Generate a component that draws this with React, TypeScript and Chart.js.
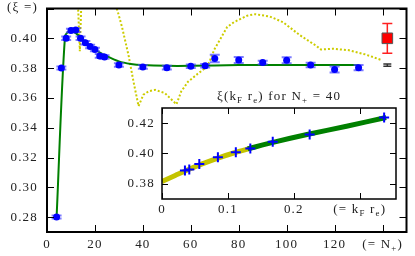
import { useEffect, useRef } from "react";
import { Chart, registerables } from "chart.js";

Chart.register(...registerables);

// ---------- main panel data ----------
const N_VALUES = [4, 6, 8, 10, 12, 14, 16, 18, 20, 22, 24, 30, 40, 50, 60, 66, 70, 80, 90, 100, 110, 120, 130];
const XI_VALUES = [0.28, 0.38, 0.4, 0.4052, 0.4055, 0.4, 0.397, 0.3945, 0.3925, 0.3882, 0.3875, 0.3821, 0.3808, 0.3803, 0.3812, 0.3816, 0.3864, 0.3855, 0.3838, 0.3853, 0.3821, 0.379, 0.3803];
const XI_ERRORS = [0.001, 0.001, 0.0012, 0.0012, 0.0012, 0.0012, 0.0012, 0.0012, 0.0012, 0.0012, 0.0012, 0.0012, 0.0012, 0.0012, 0.0012, 0.0012, 0.0025, 0.002, 0.0012, 0.002, 0.0015, 0.002, 0.0018];

const FIT_N = [4, 7.5, 9.5, 12, 15, 20, 25, 30, 35, 40, 50, 60, 80, 100, 130];
const FIT_XI = [0.28, 0.401, 0.405, 0.4035, 0.399, 0.3925, 0.388, 0.3845, 0.3828, 0.382, 0.3815, 0.3815, 0.382, 0.382, 0.382];

const DOT_N = [12.75, 13.7, 14.45, 20, 26.8, 29.5, 31.3, 34.1, 36.1, 38.2, 40.2, 42.5, 45.1, 49.2, 54.0, 56.0, 58.8, 62.9, 65.6, 67.7, 69.8, 72.5, 75.2, 78.0, 83.5, 86.9, 93.0, 98.5, 105.4, 112.3, 114.3, 119.1, 126.0, 132.8, 139.7];
const DOT_XI = [0.43, 0.3913, 0.43, null, 0.43, 0.418, 0.4076, 0.388, 0.3708, 0.3545, 0.3621, 0.3645, 0.3654, 0.3632, 0.3557, 0.3643, 0.3708, 0.3762, 0.3795, 0.3838, 0.3925, 0.4, 0.4076, 0.4108, 0.4152, 0.4162, 0.4146, 0.4108, 0.4022, 0.395, 0.3925, 0.393, 0.392, 0.3892, 0.3853];

const EXP_N = [142];
const EXP_XI = [0.4];
const EXP_ERR = [0.01];

const REF_N = [142];
const REF_XI = [0.382];
const REF_ERR = [0.0007];

const MAIN_X_TICKS = [0, 20, 40, 60, 80, 100, 120, 140];
const MAIN_X_LABELS = ["0", "20", "40", "60", "80", "100", "120", "(= N_+)"];
const MAIN_Y_TICKS = [0.28, 0.3, 0.32, 0.34, 0.36, 0.38, 0.4, 0.42];
const MAIN_Y_LABELS = ["0.28", "0.30", "0.32", "0.34", "0.36", "0.38", "0.40", "(ξ =)"];

// ---------- inset data ----------
const INSET_TITLE = "ξ(k_F r_e) for N_+ = 40";
const INSET_KR = [0.0348, 0.0414, 0.0566, 0.0848, 0.112, 0.134, 0.168, 0.224, 0.337];
const INSET_XI = [0.3888, 0.3894, 0.393, 0.3976, 0.4009, 0.4033, 0.4077, 0.4125, 0.4237];
const BAND_Y_KR = [0, 0.02, 0.035, 0.06, 0.085, 0.11, 0.135];
const BAND_Y_XI = [0.3815, 0.3855, 0.3885, 0.393, 0.397, 0.4005, 0.4035];
const BAND_G_KR = [0.13, 0.17, 0.22, 0.28, 0.34];
const BAND_G_XI = [0.403, 0.4075, 0.4125, 0.418, 0.4237];
const INSET_X_TICKS = [0, 0.1, 0.2, 0.3];
const INSET_X_LABELS = ["0", "0.1", "0.2", "(= k_F r_e)"];
const INSET_Y_TICKS = [0.38, 0.4, 0.42];
const INSET_Y_LABELS = ["0.38", "0.40", "0.42"];

const FONT_FAMILY = '"Liberation Serif", serif';
const FONT_SIZE = 13;
const TEXT_COLOR = "#222";

function pts(xs: number[], ys: (number | null)[]) {
  return xs.map((x, i) => ({ x, y: ys[i] }));
}

type Part = { t: string; sub: boolean };
function parseRich(s: string): Part[] {
  const parts: Part[] = [];
  let buf = "";
  for (let i = 0; i < s.length; i++) {
    if (s[i] === "_" && i + 1 < s.length) {
      if (buf) parts.push({ t: buf, sub: false });
      buf = "";
      parts.push({ t: s[i + 1], sub: true });
      i++;
    } else buf += s[i];
  }
  if (buf) parts.push({ t: buf, sub: false });
  return parts;
}

function drawRich(ctx: CanvasRenderingContext2D, s: string, x: number, y: number, align: "left" | "center" | "right", size = FONT_SIZE) {
  const parts = parseRich(s);
  ctx.save();
  ctx.textAlign = "left";
  ctx.textBaseline = "middle";
  ctx.fillStyle = TEXT_COLOR;
  (ctx as any).letterSpacing = "1.2px";
  const widths = parts.map((p) => {
    ctx.font = `${p.sub ? size * 0.68 : size}px ${FONT_FAMILY}`;
    return ctx.measureText(p.t).width;
  });
  const total = widths.reduce((a, b) => a + b, 0);
  let cx = align === "center" ? x - total / 2 : align === "right" ? x - total : x;
  parts.forEach((p, i) => {
    ctx.font = `${p.sub ? size * 0.68 : size}px ${FONT_FAMILY}`;
    ctx.fillText(p.t, cx, p.sub ? y + size * 0.28 : y);
    cx += widths[i];
  });
  ctx.restore();
}

const errorBars = {
  id: "errorBars",
  beforeDatasetDraw(chart: any, args: any) {
    const ds = chart.data.datasets[args.index];
    if (!ds.errors) return;
    const { ctx } = chart;
    const yScale = chart.scales.y;
    ctx.save();
    ctx.strokeStyle = ds.errorColor;
    ctx.lineWidth = ds.errorWidth || 1.5;
    args.meta.data.forEach((el: any, j: number) => {
      const v = ds.data[j].y;
      const e = ds.errors[j];
      const x = el.x;
      const y1 = yScale.getPixelForValue(v - e);
      const y2 = yScale.getPixelForValue(v + e);
      const c = ds.capHalf || 5;
      ctx.beginPath();
      ctx.moveTo(x, y1);
      ctx.lineTo(x, y2);
      ctx.moveTo(x - c, y1);
      ctx.lineTo(x + c, y1);
      ctx.moveTo(x - c, y2);
      ctx.lineTo(x + c, y2);
      ctx.stroke();
    });
    ctx.restore();
  },
};

function makeFrame(id: string, opts: {
  xt: number[]; xl: string[]; yt: number[]; yl: string[]; tick: number; border: number;
  yLabelGap: number; xLabelGap: number; whiteBg: boolean; title?: string; topLabelY?: number;
}) {
  return {
    id,
    beforeDraw(chart: any) {
      if (!opts.whiteBg) return;
      const { ctx, chartArea: a } = chart;
      ctx.save();
      ctx.fillStyle = "#fff";
      ctx.fillRect(a.left, a.top, a.right - a.left, a.bottom - a.top);
      ctx.restore();
    },
    afterDraw(chart: any) {
      const { ctx, chartArea: a } = chart;
      const xs = chart.scales.x;
      const ys = chart.scales.y;
      ctx.save();
      ctx.strokeStyle = "#000";
      ctx.lineWidth = 1;
      ctx.beginPath();
      opts.xt.forEach((v) => {
        const px = Math.round(xs.getPixelForValue(v)) + 0.5;
        ctx.moveTo(px, a.bottom);
        ctx.lineTo(px, a.bottom - opts.tick);
        ctx.moveTo(px, a.top);
        ctx.lineTo(px, a.top + opts.tick);
      });
      opts.yt.forEach((v) => {
        const py = Math.round(ys.getPixelForValue(v)) + 0.5;
        ctx.moveTo(a.left, py);
        ctx.lineTo(a.left + opts.tick, py);
        ctx.moveTo(a.right, py);
        ctx.lineTo(a.right - opts.tick, py);
      });
      ctx.stroke();
      ctx.lineWidth = opts.border;
      ctx.strokeRect(a.left, a.top, a.right - a.left, a.bottom - a.top);
      ctx.restore();
      opts.xt.forEach((v, i) => {
        drawRich(ctx, opts.xl[i], xs.getPixelForValue(v), a.bottom + opts.xLabelGap, "center");
      });
      opts.yt.forEach((v, i) => {
        let py = ys.getPixelForValue(v);
        if (opts.topLabelY !== undefined && i === opts.yt.length - 1) py = opts.topLabelY;
        drawRich(ctx, opts.yl[i], a.left - opts.yLabelGap, py, "right");
      });
      if (opts.title) {
        drawRich(ctx, opts.title, (a.left + a.right) / 2, a.top - 11, "center");
      }
    },
  };
}

function fixedScale(min: number, max: number, size: number, axis: "x" | "y") {
  return {
    type: "linear" as const,
    min,
    max,
    ticks: { display: false },
    grid: { display: false },
    border: { display: false },
    afterFit(s: any) {
      if (axis === "x") s.height = size;
      else s.width = size;
    },
  };
}

export default function App() {
  const mainRef = useRef<HTMLCanvasElement>(null);
  const insetRef = useRef<HTMLCanvasElement>(null);

  useEffect(() => {
    const main = new Chart(mainRef.current!, {
      type: "scatter",
      data: {
        datasets: [
          {
            data: pts(N_VALUES, XI_VALUES),
            errors: XI_ERRORS,
            errorColor: "rgba(70,70,255,0.7)",
            errorWidth: 2,
            capHalf: 5,
            pointRadius: 3.5,
            pointBackgroundColor: "#0000ff",
            pointBorderWidth: 0,
            showLine: false,
          } as any,
          {
            data: pts(EXP_N, EXP_XI),
            errors: EXP_ERR,
            errorColor: "#ff2020",
            errorWidth: 1.5,
            capHalf: 5,
            pointStyle: "rect",
            pointRadius: 7.5,
            pointBackgroundColor: "#ff0000",
            pointBorderColor: "#555",
            pointBorderWidth: 1,
            showLine: false,
          } as any,
          {
            data: pts(REF_N, REF_XI),
            errors: REF_ERR,
            errorColor: "#333",
            errorWidth: 1.5,
            capHalf: 4,
            pointRadius: 0,
            showLine: false,
          } as any,
          {
            data: pts(FIT_N, FIT_XI),
            showLine: true,
            borderColor: "#008000",
            borderWidth: 2,
            pointRadius: 0,
            tension: 0.3,
          },
          {
            data: pts(DOT_N, DOT_XI),
            showLine: true,
            spanGaps: false,
            borderColor: "#cccc00",
            borderWidth: 2,
            borderDash: [2, 2],
            pointRadius: 0,
          },
        ],
      },
      options: {
        animation: false,
        responsive: false,
        layout: { padding: { top: 1, right: 3, left: 0, bottom: 0 } },
        plugins: { legend: { display: false }, tooltip: { enabled: false } },
        scales: {
          x: fixedScale(0, 150, 24, "x"),
          y: fixedScale(0.27, 0.42, 47, "y"),
        },
      },
      plugins: [
        errorBars,
        makeFrame("mainFrame", {
          xt: MAIN_X_TICKS, xl: MAIN_X_LABELS, yt: MAIN_Y_TICKS, yl: MAIN_Y_LABELS,
          tick: 7, border: 2, yLabelGap: 9, xLabelGap: 13, whiteBg: false, topLabelY: 8,
        }),
      ],
    });

    const inset = new Chart(insetRef.current!, {
      type: "scatter",
      data: {
        datasets: [
          {
            data: pts(INSET_KR, INSET_XI),
            pointStyle: "cross",
            pointRadius: 5,
            pointBorderColor: "#0000ff",
            pointBorderWidth: 2,
            showLine: false,
          },
          {
            data: pts(BAND_G_KR, BAND_G_XI),
            showLine: true,
            borderColor: "#008000",
            borderWidth: 5,
            pointRadius: 0,
            tension: 0.3,
          },
          {
            data: pts(BAND_Y_KR, BAND_Y_XI),
            showLine: true,
            borderColor: "#c4c400",
            borderWidth: 5,
            pointRadius: 0,
            tension: 0.3,
          },
        ],
      },
      options: {
        animation: false,
        responsive: false,
        layout: { padding: { top: 22, right: 14, left: 0, bottom: 0 } },
        plugins: { legend: { display: false }, tooltip: { enabled: false } },
        scales: {
          x: fixedScale(0, 0.355, 21, "x"),
          y: fixedScale(0.37, 0.43, 52, "y"),
        },
      },
      plugins: [
        makeFrame("insetFrame", {
          xt: INSET_X_TICKS, xl: INSET_X_LABELS, yt: INSET_Y_TICKS, yl: INSET_Y_LABELS,
          tick: 6, border: 1.5, yLabelGap: 7, xLabelGap: 11, whiteBg: true, title: INSET_TITLE,
        }),
      ],
    });

    return () => {
      main.destroy();
      inset.destroy();
    };
  }, []);

  return (
    <div style={{ position: "fixed", left: 0, top: 0, width: 415, height: 256, background: "#fff" }}>
      <canvas ref={mainRef} width={415} height={256} style={{ position: "absolute", left: 0, top: 0, display: "block" }} />
      <canvas ref={insetRef} width={300} height={134} style={{ position: "absolute", left: 110, top: 86, display: "block" }} />
    </div>
  );
}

◆ ◆ ◆

PROBLEM - Write out again exactly the lines from the start of the data above through the line containing "0.382, 0.382, 0.382];", inclusive, excluding any pictures.

THE RESPONSE -
Generate a component that draws this with React, TypeScript and Chart.js.
import { useEffect, useRef } from "react";
import { Chart, registerables } from "chart.js";

Chart.register(...registerables);

// ---------- main panel data ----------
const N_VALUES = [4, 6, 8, 10, 12, 14, 16, 18, 20, 22, 24, 30, 40, 50, 60, 66, 70, 80, 90, 100, 110, 120, 130];
const XI_VALUES = [0.28, 0.38, 0.4, 0.4052, 0.4055, 0.4, 0.397, 0.3945, 0.3925, 0.3882, 0.3875, 0.3821, 0.3808, 0.3803, 0.3812, 0.3816, 0.3864, 0.3855, 0.3838, 0.3853, 0.3821, 0.379, 0.3803];
const XI_ERRORS = [0.001, 0.001, 0.0012, 0.0012, 0.0012, 0.0012, 0.0012, 0.0012, 0.0012, 0.0012, 0.0012, 0.0012, 0.0012, 0.0012, 0.0012, 0.0012, 0.0025, 0.002, 0.0012, 0.002, 0.0015, 0.002, 0.0018];

const FIT_N = [4, 7.5, 9.5, 12, 15, 20, 25, 30, 35, 40, 50, 60, 80, 100, 130];
const FIT_XI = [0.28, 0.401, 0.405, 0.4035, 0.399, 0.3925, 0.388, 0.3845, 0.3828, 0.382, 0.3815, 0.3815, 0.382, 0.382, 0.382];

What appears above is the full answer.